Problem to work on -> Write out the data below in full, unchanged, minus the images.

---

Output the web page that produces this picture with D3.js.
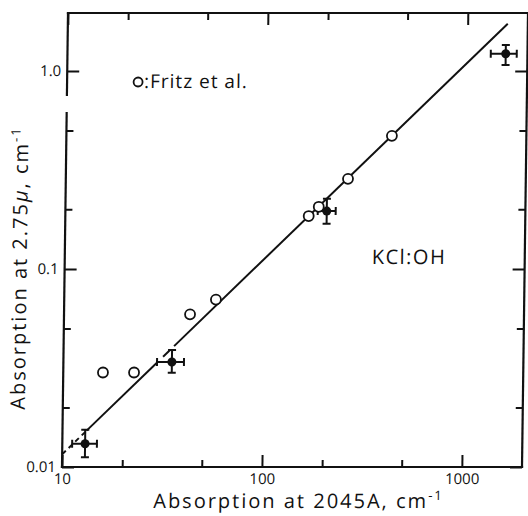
<!DOCTYPE html>
<html>
<head>
<meta charset="utf-8">
<script src="https://cdn.jsdelivr.net/npm/d3@7"></script>
<style>
  body { margin: 0; background: #fff; }
  text { font-family: "Open Sans", "DejaVu Sans", sans-serif; fill: #111; }
</style>
</head>
<body>
<svg id="chart" width="528" height="516"></svg>
<script>
// Fritz et al. (open circles)
const fritzX = [15.8, 22.6, 42.7, 57.4, 165, 185, 258, 425];
const fritzY = [0.030, 0.030, 0.059, 0.070, 0.185, 0.206, 0.285, 0.47];

// Present measurements (filled points with error bars)
const measX   = [13.0, 34.9, 203, 1557];
const measY   = [0.0131, 0.0339, 0.196, 1.22];
const measXLo = [11.2, 29.4, 183, 1311];
const measXHi = [14.9, 40.1, 225, 1768];
const measYLo = [0.0112, 0.0299, 0.169, 1.07];
const measYHi = [0.0154, 0.039, 0.226, 1.35];

// Straight-line fit on log-log axes: end points
const fitX = [10, 1587];
const fitY = [0.0116, 1.73];
// Pieces of the fit line that are drawn (x from, x to, dashed?)
const fitPieces = [[10, 13.2, true], [13.2, 29.7, false], [31.5, 34.1, false], [35.7, 1587, false]];

// Ticks
const xMajor = [10, 100, 1000];
const xMinor = [20, 50, 200, 500];
const xMajorLabels = ["10", "100", "1000"];
const yMajor = [0.01, 0.1, 1];
const yMinor = [0.02, 0.05, 0.2, 0.5];
const yMajorLabels = ["0.01", "0.1", "1.0"];

const plotL = 65, plotR = 525, plotT = 13, plotB = 467;

const x = d3.scaleLog().domain([10, 2000]).range([plotL, plotR]);
const y = d3.scaleLog().domain([0.01, 1.96]).range([plotB, plotT]);

const svg = d3.select("#chart");
// the whole drawing leans slightly, like the original ink plot
const g = svg.append("g")
  .attr("transform", "translate(0,240) skewX(-0.757) translate(0,-240)");

const ink = "#111";
const majLen = 12, minLen = 7;

function axisPart(axisFn, scale, values, len, labels, tx, ty) {
  const a = axisFn(scale).tickValues(values).tickSizeInner(-len).tickSizeOuter(0).tickPadding(6);
  if (labels) a.tickFormat((d, i) => labels[i]); else a.tickFormat(() => "");
  const ag = g.append("g").attr("transform", `translate(${tx},${ty})`).call(a);
  ag.select(".domain").remove();
  ag.selectAll(".tick line").attr("stroke", ink).attr("stroke-width", 2);
  ag.selectAll(".tick text").style("font-size", "15px").attr("fill", ink);
  return ag;
}

// bottom
axisPart(d3.axisBottom, x, xMajor, majLen, xMajorLabels, 0, plotB);
axisPart(d3.axisBottom, x, xMinor, minLen, null, 0, plotB);
// top
axisPart(d3.axisTop, x, xMajor, majLen, null, 0, plotT);
axisPart(d3.axisTop, x, xMinor, minLen, null, 0, plotT);
// left
axisPart(d3.axisLeft, y, yMajor, majLen, yMajorLabels, plotL, 0);
axisPart(d3.axisLeft, y, yMinor, minLen, null, plotL, 0);
// right
axisPart(d3.axisRight, y, yMajor, majLen, null, plotR, 0);
axisPart(d3.axisRight, y, yMinor, minLen, null, plotR, 0);

// frame, with a break in the left edge
const frame = [
  [[plotL, plotT], [plotR, plotT]],
  [[plotR, plotT], [plotR, plotB]],
  [[plotL, plotB], [plotR, plotB]],
  [[plotL, plotT], [plotL, 95]],
  [[plotL, 113], [plotL, plotB]]
];
g.append("g").selectAll("line").data(frame).join("line")
  .attr("x1", d => d[0][0]).attr("y1", d => d[0][1])
  .attr("x2", d => d[1][0]).attr("y2", d => d[1][1])
  .attr("stroke", ink).attr("stroke-width", 2.2).attr("stroke-linecap", "square");

// fit line pieces (power law through the two end points)
const slope = Math.log10(fitY[1] / fitY[0]) / Math.log10(fitX[1] / fitX[0]);
const fitAt = v => fitY[0] * Math.pow(v / fitX[0], slope);
g.append("g").selectAll("line").data(fitPieces).join("line")
  .attr("x1", d => x(d[0])).attr("y1", d => y(fitAt(d[0])))
  .attr("x2", d => x(d[1])).attr("y2", d => y(fitAt(d[1])))
  .attr("stroke", ink).attr("stroke-width", 2)
  .attr("stroke-dasharray", d => d[2] ? "5,4" : null);

// error bars
const meas = measX.map((v, i) => ({x: v, y: measY[i], xl: measXLo[i], xh: measXHi[i], yl: measYLo[i], yh: measYHi[i]}));
const eb = g.append("g").attr("stroke", ink).attr("stroke-width", 2);
const cap = 4;
meas.forEach(d => {
  eb.append("line").attr("x1", x(d.xl)).attr("x2", x(d.xh)).attr("y1", y(d.y)).attr("y2", y(d.y));
  eb.append("line").attr("x1", x(d.x)).attr("x2", x(d.x)).attr("y1", y(d.yl)).attr("y2", y(d.yh));
  [d.xl, d.xh].forEach(v => eb.append("line").attr("x1", x(v)).attr("x2", x(v)).attr("y1", y(d.y) - cap).attr("y2", y(d.y) + cap));
  [d.yl, d.yh].forEach(v => eb.append("line").attr("y1", y(v)).attr("y2", y(v)).attr("x1", x(d.x) - cap).attr("x2", x(d.x) + cap));
});
g.append("g").selectAll("circle").data(meas).join("circle")
  .attr("cx", d => x(d.x)).attr("cy", d => y(d.y)).attr("r", 4.5).attr("fill", ink);

// Fritz et al. open circles
g.append("g").selectAll("circle").data(fritzX.map((v, i) => [v, fritzY[i]])).join("circle")
  .attr("cx", d => x(d[0])).attr("cy", d => y(d[1])).attr("r", 5)
  .attr("fill", "#fff").attr("stroke", ink).attr("stroke-width", 1.8);

// legend
g.append("circle").attr("cx", 136).attr("cy", 82).attr("r", 4.5)
  .attr("fill", "#fff").attr("stroke", ink).attr("stroke-width", 1.8);
g.append("text").attr("x", 142).attr("y", 88).style("font-size", "19px")
  .style("letter-spacing", "1px").text(":Fritz et al.");

// sample label
g.append("text").attr("x", 372).attr("y", 264).style("font-size", "20px")
  .style("letter-spacing", "1.5px").text("KCl:OH");

// axis titles
const xt = g.append("text").attr("x", 302).attr("y", 508).attr("text-anchor", "middle")
  .style("font-size", "20px").style("letter-spacing", "2px");
xt.append("tspan").text("Absorption at 2045A, cm");
xt.append("tspan").attr("dy", -8).style("font-size", "13px").text("-1");

const yt = g.append("text").attr("transform", "translate(27,268) rotate(-90)")
  .attr("text-anchor", "middle").style("font-size", "20px").style("letter-spacing", "2px");
yt.append("tspan").text("Absorption at 2.75");
yt.append("tspan").style("font-style", "italic").text("μ");
yt.append("tspan").text(", cm");
yt.append("tspan").attr("dy", -8).style("font-size", "13px").text("-1");
</script>
</body>
</html>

---

Answer to the problem ->
Output the web page that produces this picture with D3.js.
<!DOCTYPE html>
<html>
<head>
<meta charset="utf-8">
<script src="https://cdn.jsdelivr.net/npm/d3@7"></script>
<style>
  body { margin: 0; background: #fff; }
  text { font-family: "Open Sans", "DejaVu Sans", sans-serif; fill: #111; }
</style>
</head>
<body>
<svg id="chart" width="528" height="516"></svg>
<script>
// Fritz et al. (open circles)
const fritzX = [15.8, 22.6, 42.7, 57.4, 165, 185, 258, 425];
const fritzY = [0.030, 0.030, 0.059, 0.070, 0.185, 0.206, 0.285, 0.47];

// Present measurements (filled points with error bars)
const measX   = [13.0, 34.9, 203, 1557];
const measY   = [0.0131, 0.0339, 0.196, 1.22];
const measXLo = [11.2, 29.4, 183, 1311];
const measXHi = [14.9, 40.1, 225, 1768];
const measYLo = [0.0112, 0.0299, 0.169, 1.07];
const measYHi = [0.0154, 0.039, 0.226, 1.35];

// Straight-line fit on log-log axes: end points
const fitX = [10, 1587];
const fitY = [0.0116, 1.73];
// Pieces of the fit line that are drawn (x from, x to, dashed?)
const fitPieces = [[10, 13.2, true], [13.2, 29.7, false], [31.5, 34.1, false], [35.7, 1587, false]];

// Ticks
const xMajor = [10, 100, 1000];
const xMinor = [20, 50, 200, 500];
const xMajorLabels = ["10", "100", "1000"];
const yMajor = [0.01, 0.1, 1];
const yMinor = [0.02, 0.05, 0.2, 0.5];
const yMajorLabels = ["0.01", "0.1", "1.0"];

const plotL = 65, plotR = 525, plotT = 13, plotB = 467;

const x = d3.scaleLog().domain([10, 2000]).range([plotL, plotR]);
const y = d3.scaleLog().domain([0.01, 1.96]).range([plotB, plotT]);

const svg = d3.select("#chart");
// the whole drawing leans slightly, like the original ink plot
const g = svg.append("g")
  .attr("transform", "translate(0,240) skewX(-0.757) translate(0,-240)");

const ink = "#111";
const majLen = 12, minLen = 7;

function axisPart(axisFn, scale, values, len, labels, tx, ty) {
  const a = axisFn(scale).tickValues(values).tickSizeInner(-len).tickSizeOuter(0).tickPadding(6);
  if (labels) a.tickFormat((d, i) => labels[i]); else a.tickFormat(() => "");
  const ag = g.append("g").attr("transform", `translate(${tx},${ty})`).call(a);
  ag.select(".domain").remove();
  ag.selectAll(".tick line").attr("stroke", ink).attr("stroke-width", 2);
  ag.selectAll(".tick text").style("font-size", "15px").attr("fill", ink);
  return ag;
}

// bottom
axisPart(d3.axisBottom, x, xMajor, majLen, xMajorLabels, 0, plotB);
axisPart(d3.axisBottom, x, xMinor, minLen, null, 0, plotB);
// top
axisPart(d3.axisTop, x, xMajor, majLen, null, 0, plotT);
axisPart(d3.axisTop, x, xMinor, minLen, null, 0, plotT);
// left
axisPart(d3.axisLeft, y, yMajor, majLen, yMajorLabels, plotL, 0);
axisPart(d3.axisLeft, y, yMinor, minLen, null, plotL, 0);
// right
axisPart(d3.axisRight, y, yMajor, majLen, null, plotR, 0);
axisPart(d3.axisRight, y, yMinor, minLen, null, plotR, 0);

// frame, with a break in the left edge
const frame = [
  [[plotL, plotT], [plotR, plotT]],
  [[plotR, plotT], [plotR, plotB]],
  [[plotL, plotB], [plotR, plotB]],
  [[plotL, plotT], [plotL, 95]],
  [[plotL, 113], [plotL, plotB]]
];
g.append("g").selectAll("line").data(frame).join("line")
  .attr("x1", d => d[0][0]).attr("y1", d => d[0][1])
  .attr("x2", d => d[1][0]).attr("y2", d => d[1][1])
  .attr("stroke", ink).attr("stroke-width", 2.2).attr("stroke-linecap", "square");

// fit line pieces (power law through the two end points)
const slope = Math.log10(fitY[1] / fitY[0]) / Math.log10(fitX[1] / fitX[0]);
const fitAt = v => fitY[0] * Math.pow(v / fitX[0], slope);
g.append("g").selectAll("line").data(fitPieces).join("line")
  .attr("x1", d => x(d[0])).attr("y1", d => y(fitAt(d[0])))
  .attr("x2", d => x(d[1])).attr("y2", d => y(fitAt(d[1])))
  .attr("stroke", ink).attr("stroke-width", 2)
  .attr("stroke-dasharray", d => d[2] ? "5,4" : null);

// error bars
const meas = measX.map((v, i) => ({x: v, y: measY[i], xl: measXLo[i], xh: measXHi[i], yl: measYLo[i], yh: measYHi[i]}));
const eb = g.append("g").attr("stroke", ink).attr("stroke-width", 2);
const cap = 4;
meas.forEach(d => {
  eb.append("line").attr("x1", x(d.xl)).attr("x2", x(d.xh)).attr("y1", y(d.y)).attr("y2", y(d.y));
  eb.append("line").attr("x1", x(d.x)).attr("x2", x(d.x)).attr("y1", y(d.yl)).attr("y2", y(d.yh));
  [d.xl, d.xh].forEach(v => eb.append("line").attr("x1", x(v)).attr("x2", x(v)).attr("y1", y(d.y) - cap).attr("y2", y(d.y) + cap));
  [d.yl, d.yh].forEach(v => eb.append("line").attr("y1", y(v)).attr("y2", y(v)).attr("x1", x(d.x) - cap).attr("x2", x(d.x) + cap));
});
g.append("g").selectAll("circle").data(meas).join("circle")
  .attr("cx", d => x(d.x)).attr("cy", d => y(d.y)).attr("r", 4.5).attr("fill", ink);

// Fritz et al. open circles
g.append("g").selectAll("circle").data(fritzX.map((v, i) => [v, fritzY[i]])).join("circle")
  .attr("cx", d => x(d[0])).attr("cy", d => y(d[1])).attr("r", 5)
  .attr("fill", "#fff").attr("stroke", ink).attr("stroke-width", 1.8);

// legend
g.append("circle").attr("cx", 136).attr("cy", 82).attr("r", 4.5)
  .attr("fill", "#fff").attr("stroke", ink).attr("stroke-width", 1.8);
g.append("text").attr("x", 142).attr("y", 88).style("font-size", "19px")
  .style("letter-spacing", "1px").text(":Fritz et al.");

// sample label
g.append("text").attr("x", 372).attr("y", 264).style("font-size", "20px")
  .style("letter-spacing", "1.5px").text("KCl:OH");

// axis titles
const xt = g.append("text").attr("x", 302).attr("y", 508).attr("text-anchor", "middle")
  .style("font-size", "20px").style("letter-spacing", "2px");
xt.append("tspan").text("Absorption at 2045A, cm");
xt.append("tspan").attr("dy", -8).style("font-size", "13px").text("-1");

const yt = g.append("text").attr("transform", "translate(27,268) rotate(-90)")
  .attr("text-anchor", "middle").style("font-size", "20px").style("letter-spacing", "2px");
yt.append("tspan").text("Absorption at 2.75");
yt.append("tspan").style("font-style", "italic").text("μ");
yt.append("tspan").text(", cm");
yt.append("tspan").attr("dy", -8).style("font-size", "13px").text("-1");
</script>
</body>
</html>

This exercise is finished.